Often you need to be happy to get them “part-time” while giving them a full-time share of the startup… unfair – yes, but also pragmatic to their reality.
Web Site and Mobile Application Shops
These folks are often very skilled in turning out pro-forma work. Literally assembly line workers. They have great depth in one area, but often little breath. Often they will grind out a website a week or a month. The question is usually whether their strengths are a match for the startup needs.
One problem they can sometime present is a high man hour count when something has to be customized, or a tendency to a kludge solution that will often bite later. For a 54hr Startup weekend, they will rarely do any harm and a lot of good solid delivery. For a successfully launched startup, they value may decrease quickly and go negative within a year.
Heavy Duty Web Sites and Shrink Wrapped Products
These folks may grind out a product or a website a year, or even two years. They are accustomed to heavy quality assurance, code reviews and all of the stuff for a successful launch and low support costs. Support costs?
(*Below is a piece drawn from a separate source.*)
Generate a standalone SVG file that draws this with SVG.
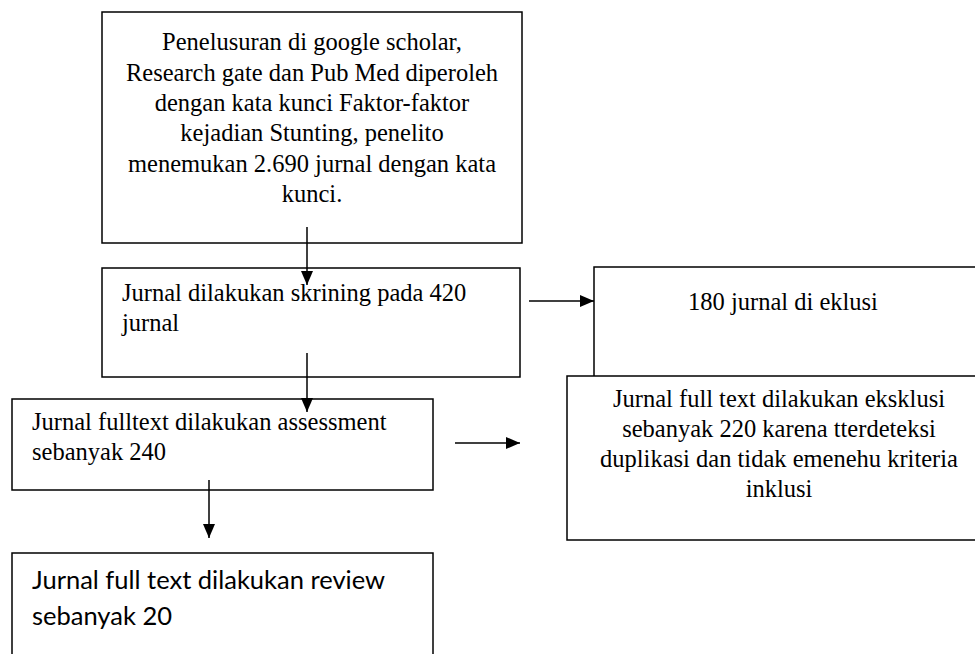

Depending on what a startup is, this can be a major issue – for example, I have read open letters from people cancelling paid linked-in accounts because there is no telephone # for support and a commitment to reply to an email in a week only.
These folks are often who you want to ease in once a revenue stream is created. The term “Technology Debt” is often cited with startups – this is the cost of doing things with kludges in order to get things to market. It is referred to as a debt because it results in man hours being consumed to keep the kludge alive as well as being an obstacle for timely enhancements (“You can’t get there from here in less than 9 months” while two johnny-come-lately-competitors has just delivered that feature….).
Many of these folks are constantly looking for potential problems and opportunities with the product they are working on. They know that the key is to stay ahead of the competitors and that means some R&D time. R&D time is not what most startup can afford to pay for – but if R&D does not happen once a positive cash flow starts – they are closing their future sales book.
A startup goes through phrases just like a romance or a marriage. Often the ideal developer on day 1 turns out to the girl-friend from Hades a year later. Getting a bunch of random developers is like starting a racing kennel with a bunch of strays from the pound. There may be some gems, but there may be also a lot of pain. If you can find a seasoned development manager to help select the developers and write-up a report on each strengths and weaknesses would be a wise decision. Each developer is different. It is not whether they know the technology (i.e. can fire a gun) but their skill levels and attitudes (is this developer an excellent gully but a lousy shot? Is he alert and observant and thus an excellent body guard? Can he track a deer for 18 hrs a day or will he get winded after 15 minutes? Can he haul a deer across country on his back?).